Конечно, люди, которые любят симфонический оркестр и ходят на концерты, может быть, и не станут в это вслушиваться. Для них это тоже просто шум. И в мире существует много сложной изобретательной электронной музыки, сделанной умными, продвинутыми людьми, которую они даже не заметят, потому что априори не считают ее достойной внимания. Хотя это, грубо говоря, может быть сопоставимо с академической музыкой.
– Бывает, что автор оперы дирижирует ее исполнением. У вас все иначе: вы поставили свои оперы как режиссер, а с певцами занимался музыкальный руководитель. Почему?
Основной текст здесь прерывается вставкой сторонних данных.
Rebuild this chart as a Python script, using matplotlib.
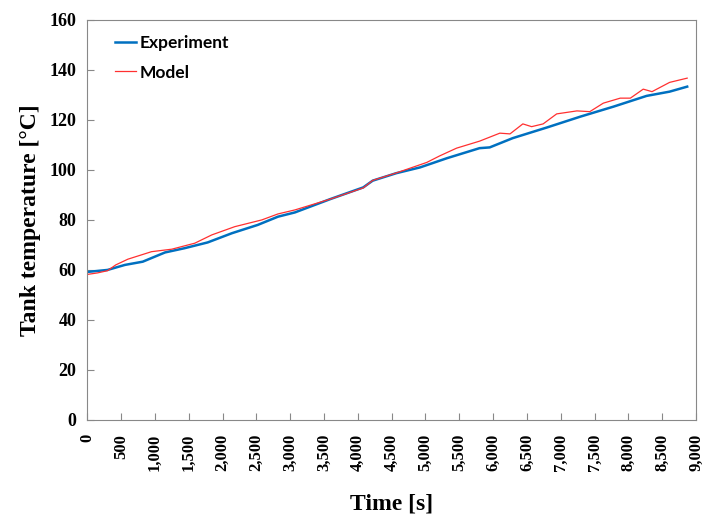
import matplotlib
matplotlib.use('Agg')
import matplotlib.pyplot as plt
from matplotlib.ticker import FuncFormatter

# experiment readings (time s, temperature C)
exp_t = [0, 150, 300, 555, 820, 1150, 1440, 1780, 2140, 2520, 2820, 3070, 3590,
         4080, 4220, 4570, 4920, 5320, 5800, 5950, 6290, 6800, 7290, 7780, 8270,
         8610, 8870]
exp_T = [59.2, 59.6, 60.0, 62.0, 63.3, 67.0, 68.7, 71.0, 74.7, 78.0, 81.3, 83.0,
         88.3, 93.0, 95.7, 98.7, 101.0, 104.7, 108.7, 109.0, 112.7, 117.0, 121.3,
         125.3, 129.6, 131.3, 133.3]

# model readings
mod_t = [0, 150, 300, 420, 600, 950, 1250, 1590, 1840, 2180, 2580, 2820, 3070,
         3590, 4080, 4220, 4570, 5020, 5210, 5460, 5800, 6100, 6250, 6440, 6570,
         6740, 6940, 7240, 7430, 7630, 7880, 8030, 8220, 8350, 8610, 8870]
mod_T = [58.2, 58.8, 59.7, 62.0, 64.3, 67.3, 68.3, 70.7, 74.0, 77.3, 80.0, 82.4,
         84.0, 88.3, 92.8, 95.8, 98.8, 103.0, 105.6, 108.7, 111.5, 114.7, 114.4,
         118.4, 117.3, 118.4, 122.4, 123.6, 123.3, 126.7, 128.7, 128.7, 132.3,
         131.3, 135.0, 136.7]

xticks = list(range(0, 9001, 500))
yticks = list(range(0, 161, 20))

fig = plt.figure(figsize=(7.04, 5.23), dpi=100)
ax = fig.add_axes([0.124, 0.197, 0.8646, 0.765])

ax.plot(exp_t, exp_T, color='#0070C0', lw=1.8, label='Experiment')
ax.plot(mod_t, mod_T, color='#FF3030', lw=0.9, label='Model')

ax.set_xlim(0, 9000)
ax.set_ylim(0, 160)
ax.set_xticks(xticks)
ax.set_yticks(yticks)
ax.xaxis.set_major_formatter(FuncFormatter(lambda v, p: f'{int(v):,}'))
ax.tick_params(direction='in', length=5, color='#888888')
ax.tick_params(axis='x', pad=10)
ax.tick_params(axis='y', pad=8)

serif = 'Liberation Serif'
for lab in ax.get_xticklabels():
    lab.set_family(serif)
    lab.set_fontweight('bold')
    lab.set_fontsize(12)
    lab.set_rotation(90)
for lab in ax.get_yticklabels():
    lab.set_family(serif)
    lab.set_fontweight('bold')
    lab.set_fontsize(13)

for s in ax.spines.values():
    s.set_color('#888888')

ax.set_xlabel('Time [s]', family=serif, fontweight='bold', fontsize=17, labelpad=16)
ax.set_ylabel('Tank temperature [°C]', family=serif, fontweight='bold', fontsize=17, labelpad=6)

ax.legend(loc='upper left', frameon=False, handlelength=1.2, handletextpad=0.2,
          labelspacing=0.75, prop={'family': 'Lato', 'weight': 'bold', 'size': 12.5},
          bbox_to_anchor=(0.02, 1.0))

fig.savefig('out.png', dpi=100)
– Наверное потому, что какие-то режиссерские способности у меня все-таки есть… А работать с певцами должен специалист: в нашем случае Арина Зверева. Интереснее, мне кажется, другое – мои внутренние взаимоотношения композитора и режиссера: в момент сочинения и предыдущей оперы «Маниозис», и «Книги Серафима» я более-менее точно знал, какой будет декорация и понимал мизансцены. Во время сочинения «композитор» предлагает «режиссеру» какие-то ходы, а «режиссер» предлагает какие-то решения. Но в процессе постановки «режиссер» мог бы отменить то, что написал композитор, сказав: «Это купируется, потому что для спектакля не нужно».
– В «Книге Серафима», которую показывают в рамках фестиваля «Территория», вы объединили «Книгу Тэль» Уильяма Блейка и главу из «Бесов» Достоевского. Что между ними общего?
– Мне был почему-то интересен Уильям Блейк, но вменяемых переводов Блейка на русский очень мало. И я взялся за «Книгу Тэль» (в переводе Бальмонта), даже какие-то темы мелодические появились. Но вообще-то было не понятно, как… А через пару месяцев пришла мысль: «Книгу Тэль» нужно соединить с главой «У Тихона» из «Бесов «Достоевского. Тонкость в том, что есть некая «точка», с которой оба текста видятся как родственные. Почему? Я бы не хотел распространяться об этом. Лучше посмотреть спектакль.
– Фестиваль «Территория» знакомит зрителей с самым актуальным исполнительским искусством разных жанров. Важно ли человеку, создающему современное искусство, знать, что делают другие его представители?
- Думаю, что это обязательно. Сейчас я, к сожалению, мало смотрю – работаю в театре без выходных и в основном в то время, когда идут спектакли. Но пока учился в Киевской консерватории, на музыканта, бывал на всех концертах, а когда учился на режиссера, смотрел процентов 70 идущих в Киеве спектаклей. Театр – это так или иначе интерпретация какого-то существующего текста. Всегда интересно, какой она может быть. Потом начинаешь еще что-то понимать, задумываешься, в каком направлении движутся люди, занимающиеся театром, видишь их стили, какие-то тренды и так далее. Начинаешь различать, как развивается мышление.
- Интересно, в каком направлении сейчас движется современное искусство и как на него повлияла ситуация с коронавирусом?
– Думаю, до нынешней весны театр (в том числе и музыкальный) постоянно расширял и размывал свои границы. Профессионалы вырывались за пределы своей профессии. Размывалась целостность драматургического и музыкального текста, сценического пространства, стирались границы между искусствами, их объективные законы стали более размыты… В момент самоизоляции в жизнь вошли новые коммуникации. Люди, которые раньше не понимали, как можно преподавать через Zoom, например, актерское мастерство, сейчас прекрасно это делают. Мы вступили в новый процесс, который еще предстоит осознать.
Скажу так: импринт от нынешней ситуации остался у всех – как “шрам”. Как у людей, переживших чуму: всегда есть опасение, что это случится опять. Это тоже тематизируется. Это я о психологическом аспекте. Новые технологии, раз в них уже освоились, тоже будут применять и развивать. Надеюсь, что в обозримом будущем они не станут доминантными.
– Что планируете написать или поставить в ближайшее время?
– Об этом сейчас говорить сложно из-за неопределенности того, что будет дальше. Если затевать какой-то новый музыкально-театральный проект, будет ли возможность его осуществить? Кроме того, темы, которые мне казались актуальными до карантина, в нынешней ситуации видятся иначе, трансформируются. Возможно, внутренне развиваются.